Do we live our lives as though that were true? A great deal of the time, the earthquakes of God are shattering our walls all around us, and we’re so terrified of that loss of control that we cling to our chains and call them comfort and harmony. Liberation, which is Jesus by another name, is disruptive and scary and can feel out of control. It changes things forever, and for we who are powerful and comfortable, it rarely feels to us like it’s for the better. Among the many who are liberated in this story, the owners of the slave girl were liberated from their wealth and their ability to continue exploiting her. But they probably didn’t call it liberation. They likely called it unfair and wrong and a threat to the rule of law.

Are we doing the same? Is God’s earthquake knocking at our doors while we’re calling it unseemly and unnecessarily divisive and impractical? The question we have to ask ourselves is whether it is going to take 647 proclamations of the truth to us from oppressed people for us to hear the message, the broken record of the enslaved woman, or whether we might covet some freedom of our own enough to listen a little sooner.  

The liberation of Jesus Christ breaks open not just our own chains and those of everyone we have failed to support in their quest for justice. It will, in the long term, free us from those very labels of oppressed and oppressor that imprison us now. God’s people, healed, forgiven, and free, will be known by new names.

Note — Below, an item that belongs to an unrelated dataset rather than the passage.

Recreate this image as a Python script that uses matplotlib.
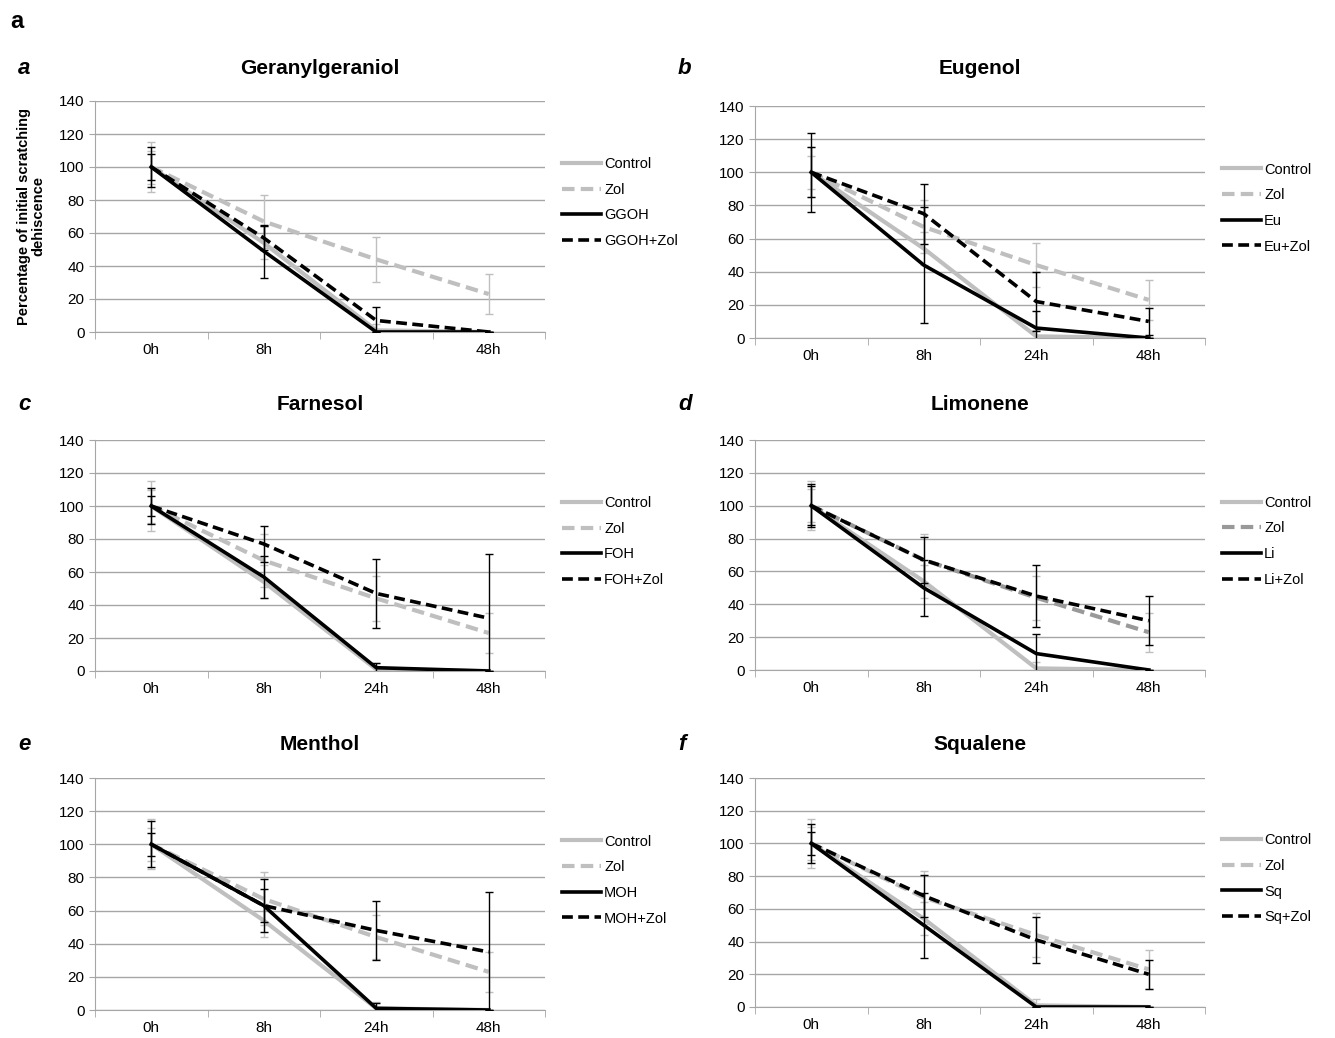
"""
Scratch dehiscence over time, six compounds with and without Zol.
"""

import numpy as np
import matplotlib.pyplot as plt
from matplotlib.lines import Line2D

plt.rcParams['font.family'] = ['Liberation Sans Narrow', 'Liberation Sans', 'DejaVu Sans']

# ---------------------------------------------------------
# Data
# ---------------------------------------------------------
times = ['0h', '8h', '24h', '48h']

control = [100, 54, 1, 0]
control_err = [10, 10, 4, 0]
zol = [100, 67, 44, 23]
zol_err = [15, 16, 13.5, 12]

titles = ['Geranylgeraniol', 'Eugenol', 'Farnesol', 'Limonene', 'Menthol', 'Squalene']
panel_letters = ['a', 'b', 'c', 'd', 'e', 'f']
short_names = ['GGOH', 'Eu', 'FOH', 'Li', 'MOH', 'Sq']

treat = [
    [100, 49, 0, 0],
    [100, 44, 6, 0],
    [100, 57, 2, 0],
    [100, 50, 10, 0],
    [100, 63, 1, 0],
    [100, 50, 0, 0],
]
treat_err = [
    [8, 16, 0, 0],
    [24, 35, 10, 0],
    [6, 13, 3, 0],
    [12, 17, 12, 0],
    [7, 10, 3, 0],
    [7, 20, 0, 0],
]
treat_zol = [
    [100, 57, 7, 0],
    [100, 75, 22, 10],
    [100, 77, 47, 32],
    [100, 67, 45, 30],
    [100, 63, 48, 35],
    [100, 68, 41, 20],
]
treat_zol_err = [
    [12, 7, 8, 0],
    [15, 18, 18, 8],
    [11, 11, 21, 39],
    [13, 14, 19, 15],
    [14, 16, 18, 36],
    [12, 13, 14, 9],
]

# ---------------------------------------------------------
# Layout (pixel boxes of the plot areas)
# ---------------------------------------------------------
W, H = 1335, 1038
boxes = [  # left, right, top, bottom
    (95, 545, 101, 332),
    (755, 1205, 106, 338),
    (95, 545, 440, 671),
    (755, 1205, 440, 670),
    (95, 545, 778, 1010),
    (755, 1205, 778, 1007),
]
title_y = [68, 68, 405, 405, 745, 745]

fig = plt.figure(figsize=(W / 100, H / 100), dpi=100)
fig.text(10 / W, 1 - 22 / H, 'a', fontsize=17, fontweight='bold',
         family=['Liberation Sans', 'DejaVu Sans'], va='center')

light = '#bfbfbf'
dash = (0, (3, 1.5))
x = np.arange(len(times))

for i in range(6):
    l, r, t, b = boxes[i]
    ax = fig.add_axes([l / W, 1 - b / H, (r - l) / W, (b - t) / H])

    zol_color = '#999999' if i == 3 else light
    ax.errorbar(x, control, yerr=control_err, color=light, lw=3,
                ecolor=light, elinewidth=1, capsize=3, zorder=2)
    ax.errorbar(x, zol, yerr=zol_err, color=zol_color, lw=3, ls=dash,
                ecolor=light, elinewidth=1, capsize=3, zorder=2)
    ax.errorbar(x, treat[i], yerr=treat_err[i], color='black', lw=2.6,
                ecolor='black', elinewidth=1, capsize=3, zorder=3)
    ax.errorbar(x, treat_zol[i], yerr=treat_zol_err[i], color='black', lw=2.6,
                ls=dash, ecolor='black', elinewidth=1, capsize=3, zorder=3)

    ax.set_xlim(-0.5, 3.5)
    ax.set_ylim(0, 140)
    ax.set_yticks(range(0, 141, 20))
    ax.set_xticks(x)
    ax.set_xticklabels(times)
    ax.set_xticks(np.arange(-0.5, 4, 1), minor=True)
    ax.tick_params(axis='x', which='major', length=0, labelsize=11, pad=8)
    ax.tick_params(axis='x', which='minor', length=5, color='#a6a6a6')
    ax.tick_params(axis='y', length=4, color='#a6a6a6', labelsize=11)
    ax.grid(axis='y', color='#a6a6a6', lw=1)
    ax.set_axisbelow(True)
    for s in ['top', 'right']:
        ax.spines[s].set_visible(False)
    for s in ['left', 'bottom']:
        ax.spines[s].set_color('#a6a6a6')

    cx = (l + r) / 2 / W
    fig.text(cx, 1 - title_y[i] / H, titles[i], ha='center', va='center',
             fontsize=15, fontweight='bold', family=['Liberation Sans', 'DejaVu Sans'])
    fig.text((l - 77) / W, 1 - title_y[i] / H, panel_letters[i], ha='left', va='center',
             fontsize=16, fontweight='bold', style='italic',
             family=['Liberation Sans', 'DejaVu Sans'])

    handles = [
        Line2D([], [], color=light, lw=3),
        Line2D([], [], color=zol_color, lw=3, ls=dash),
        Line2D([], [], color='black', lw=2.6),
        Line2D([], [], color='black', lw=2.6, ls=dash),
    ]
    labels = ['Control', 'Zol', short_names[i], short_names[i] + '+Zol']
    ax.legend(handles, labels, loc='center left', bbox_to_anchor=(1.008, 0.56),
              frameon=False, fontsize=10.5, handlelength=2.7, handletextpad=0.2,
              labelspacing=0.8)

    if i == 0:
        ax.set_ylabel('Percentage of initial scratching\ndehiscence', fontsize=10.5,
                      fontweight='bold', family=['Liberation Sans', 'DejaVu Sans'],
                      labelpad=10, linespacing=1.0)

fig.savefig('out.png', dpi=100)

This is the last Sunday of Easter. For forty days we have proclaimed the Resurrection, but each of us must ask in the privacy of our own hearts whether we are actually living as though it were true. Last week, Jesus asked us, “Do you want to be healed?” Today he asks us, “Do you want to be free?” Proclaiming truth to power and singing to God from jail are terrible risks, but the earthquake of God is our liberation made real.